Just added to our online edition of the Paris Manuscript of Du Châtelet’s Institutions de Physique is the important eleventh manuscript chapter, which focuses on motion and the laws of mechanics. You can read the transcriptions of the chapter and a full introduction here.
An excerpt from the introduction by Aaron Wells, on significant changes in the revisions of the manuscript:
One of many important revisions is to Du Châtelet’s Second Law of motion. In the fair copy version A, the law reads as follows: “Le changement qui arrive dans le mouvement d’un corps est toujours proportionnel a la force motrice qui en est la cause, et ce changement se fait toûjours dans la ligne droite dans laquelle cette force est dirigée” (208r).

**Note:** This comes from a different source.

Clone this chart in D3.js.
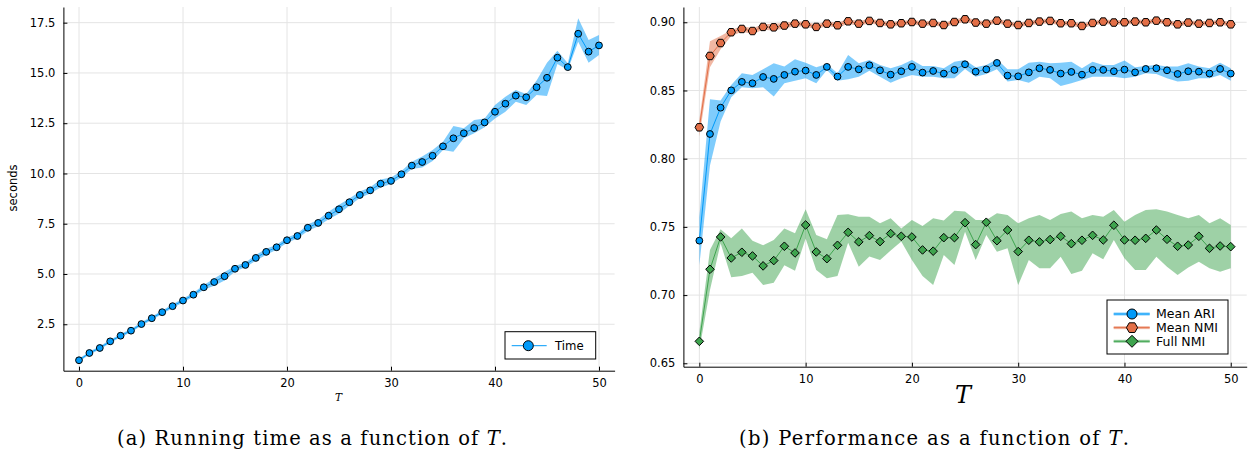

But in the final manuscript version G, the law instead reads: “Le changement qui arrive dans le mouvement d’un corps est toujours proportionnel à la force motrice qui agit sur lui; et il ne peut arriver aucun changemens dans la vitesse etla direction du corps en mouvement que par une force exterieure, car sans cela cechangement se feroit sans raison sufisante” (195r). Some notable differences in the latter version include (i) describing force as acting rather than as a cause; (ii) the deletion of any reference to direction of motion; (iii) the addition of a reference to an external force; and (iv) the addition of a reference to sufficient reasons for change. This version of the Second Law is kept, more or less unchanged, in the published versions.